A Survey of Modern Data Acquisition and Analysis Systems for Environmental Risk Monitoring in Aquatic Ecosystems

N. Perra,D. Giusto,M. Anedda

Published 2026 in Italian National Conference on Sensors

ABSTRACT

This survey is an integrated and complete summary of the strategies and technological systems of surveying environmental hazard in marine, freshwater, and brackish environments. Contrary to the previous articles where the separate parts of the monitoring chain are investigated or certain environments/enabling technologies are considered, the given work has a cross-domain approach that unites sensing modalities, data acquisition schemes, communication schemes, operational platforms, data analytics, energy management schemes, and regulatory compliance into one consistent framework. The survey systematically examines the entire sensing-to-cloud pipeline, which includes sensor technologies, data acquisition systems, telecommunication infrastructures, and a variety of monitoring platforms such as buoy-based systems, Unmanned Surface Vehicles (USVs), Autonomous Underwater Vehicles (AUVs), and Unmanned Aerial Vehicles (UAVs).
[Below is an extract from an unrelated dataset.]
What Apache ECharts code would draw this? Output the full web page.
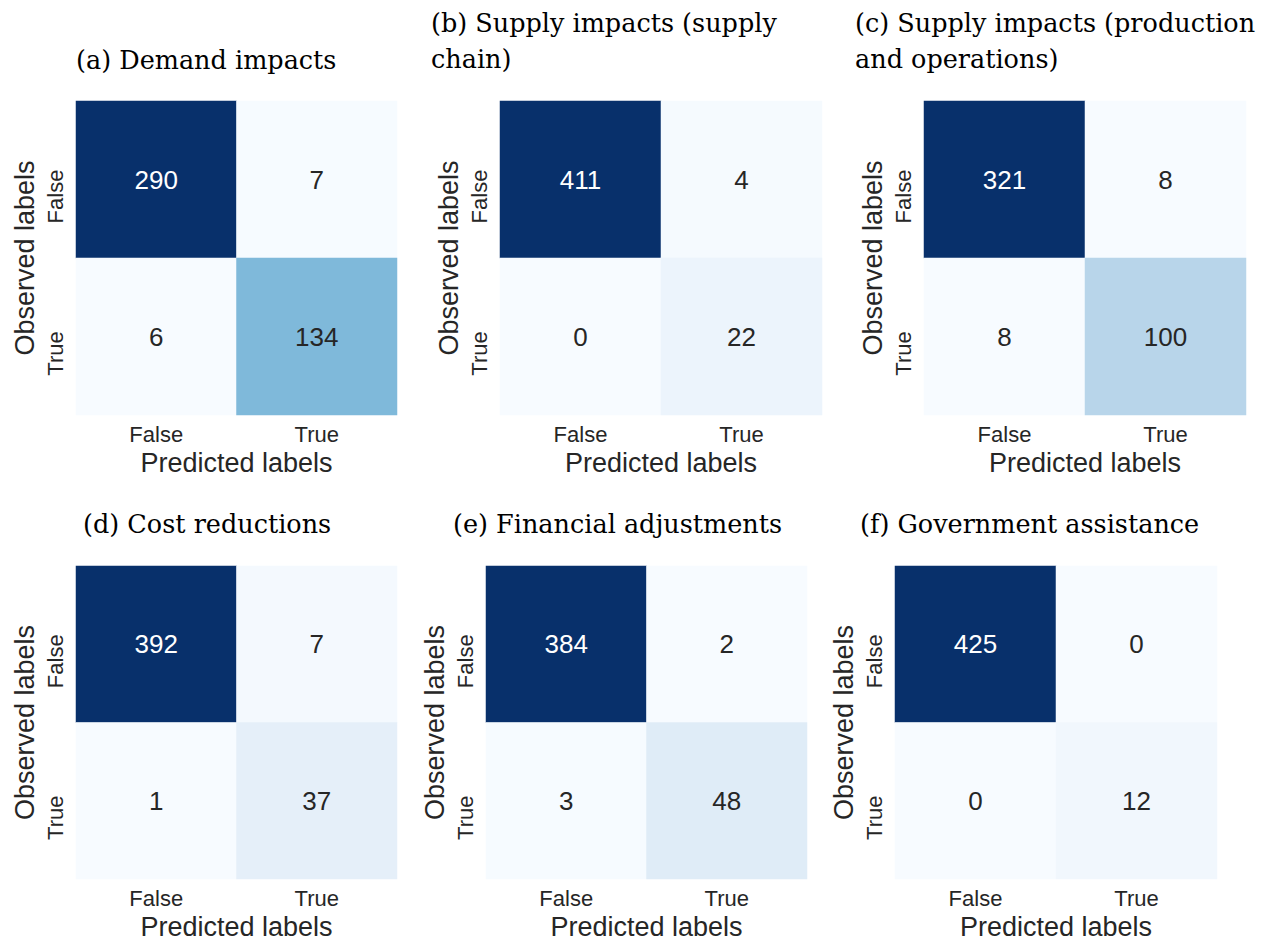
<!DOCTYPE html>
<html>
<head>
<meta charset="utf-8">
<script src="https://cdn.jsdelivr.net/npm/echarts@6/dist/echarts.min.js"></script>
<style>
html,body{margin:0;padding:0;background:#fff;}
#chart{width:1265px;height:941px;}
</style>
</head>
<body>
<div id="chart"></div>
<script>
// ---- data ----
const predictedLabels = ['False', 'True'];
const observedLabels = ['False', 'True'];
const panelTitles = [
  '(a) Demand impacts',
  '(b) Supply impacts (supply\nchain)',
  '(c) Supply impacts (production\nand operations)',
  '(d) Cost reductions',
  '(e) Financial adjustments',
  '(f) Government assistance'
];
// rows = observed (False, True), cols = predicted (False, True)
const demandImpacts = [[290, 7], [6, 134]];
const supplyChain = [[411, 4], [0, 22]];
const productionOps = [[321, 8], [8, 100]];
const costReductions = [[392, 7], [1, 37]];
const financialAdj = [[384, 2], [3, 48]];
const governmentAssist = [[425, 0], [0, 12]];
const matrices = [demandImpacts, supplyChain, productionOps, costReductions, financialAdj, governmentAssist];

// ---- layout (positions / styles) ----
const grids = [
  {left: 76, top: 101, width: 321, height: 314},
  {left: 500, top: 101, width: 322, height: 314},
  {left: 924, top: 101, width: 322, height: 314},
  {left: 76, top: 566, width: 321, height: 313},
  {left: 486, top: 566, width: 321, height: 313},
  {left: 895, top: 566, width: 322, height: 313}
];
const titlePos = [
  {x: 76, y: 60}, {x: 431, y: 41}, {x: 855, y: 41},
  {x: 83, y: 524}, {x: 453, y: 524}, {x: 860, y: 524}
];
const blues = ['#f7fbff', '#deebf7', '#c6dbef', '#9ecae1', '#6baed6', '#4292c6', '#2171b5', '#08519c', '#08306b'];
const SANS = '"Liberation Sans", Arial, sans-serif';
const SERIF = '"DejaVu Serif", serif';
const TXT = '#262626';

const option = {
  backgroundColor: '#ffffff',
  animation: false,
  grid: grids.map(g => Object.assign({containLabel: false}, g)),
  xAxis: grids.map((g, i) => ({
    type: 'category', gridIndex: i, data: predictedLabels,
    axisLine: {show: false}, axisTick: {show: false}, splitLine: {show: false},
    axisLabel: {fontSize: 22, color: TXT, fontFamily: SANS, margin: 8},
    name: 'Predicted labels', nameLocation: 'middle', nameGap: 34,
    nameTextStyle: {fontSize: 27, color: TXT, fontFamily: SANS}
  })),
  yAxis: grids.map((g, i) => ({
    type: 'category', gridIndex: i, data: observedLabels, inverse: true,
    axisLine: {show: false}, axisTick: {show: false}, splitLine: {show: false},
    axisLabel: {fontSize: 22, color: TXT, fontFamily: SANS, margin: 10, rotate: 90, padding: [0, 34, 0, 0]},
    name: 'Observed labels', nameLocation: 'middle', nameGap: 38, nameRotate: 90,
    nameTextStyle: {fontSize: 27, color: TXT, fontFamily: SANS}
  })),
  visualMap: matrices.map((m, i) => {
    const flat = m.flat();
    return {
      type: 'continuous', show: false, seriesIndex: i, dimension: 2,
      min: Math.min(...flat), max: Math.max(...flat),
      inRange: {color: blues}
    };
  }),
  series: matrices.map((m, i) => {
    const flat = m.flat();
    const mn = Math.min(...flat), mx = Math.max(...flat);
    const data = [];
    m.forEach((row, r) => row.forEach((v, c) => {
      const t = (v - mn) / (mx - mn || 1);
      data.push({value: [c, r, v], label: {color: t > 0.55 ? '#ffffff' : TXT}});
    }));
    return {
      type: 'heatmap', xAxisIndex: i, yAxisIndex: i, data: data,
      label: {show: true, formatter: p => String(p.value[2]), fontSize: 26, fontFamily: SANS},
      itemStyle: {borderWidth: 0},
      emphasis: {disabled: true}
    };
  }),
  graphic: panelTitles.map((t, i) => ({
    type: 'text', x: titlePos[i].x, y: titlePos[i].y, silent: true,
    style: {text: t, fill: '#000', font: '25.5px ' + SERIF, lineHeight: 36, verticalAlign: 'middle', align: 'left'}
  }))
};

const chart = echarts.init(document.getElementById('chart'), null, {renderer: 'svg'});
chart.setOption(option);
</script>
</body>
</html>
In addition, it touches on the administration and examination of mass environmental data, including cloud-based systems and AI-based methods of automated feature identification, anomaly recognition and predictive modeling. The key points of the autonomy of the system, including power supply solutions and energy-conscious management, are also mentioned, as well as the relevant regulations on the environmental monitoring nationally, at the European level, and globally. This paper presents a systematic six-step design process of aquatic environmental monitoring systems: (1) risk categorization, (2) physical data acquisition systems, (3) monitoring platforms, (4) data management & analytics, (5) energy autonomy strategies, and (6) regulatory compliance. The systematic framework offers researchers and practitioners practical guidelines to follow when designing end-to-end systems, thus completing the gaps in the historically disjointed research strands and going beyond the traditional domain- and technology-based studies.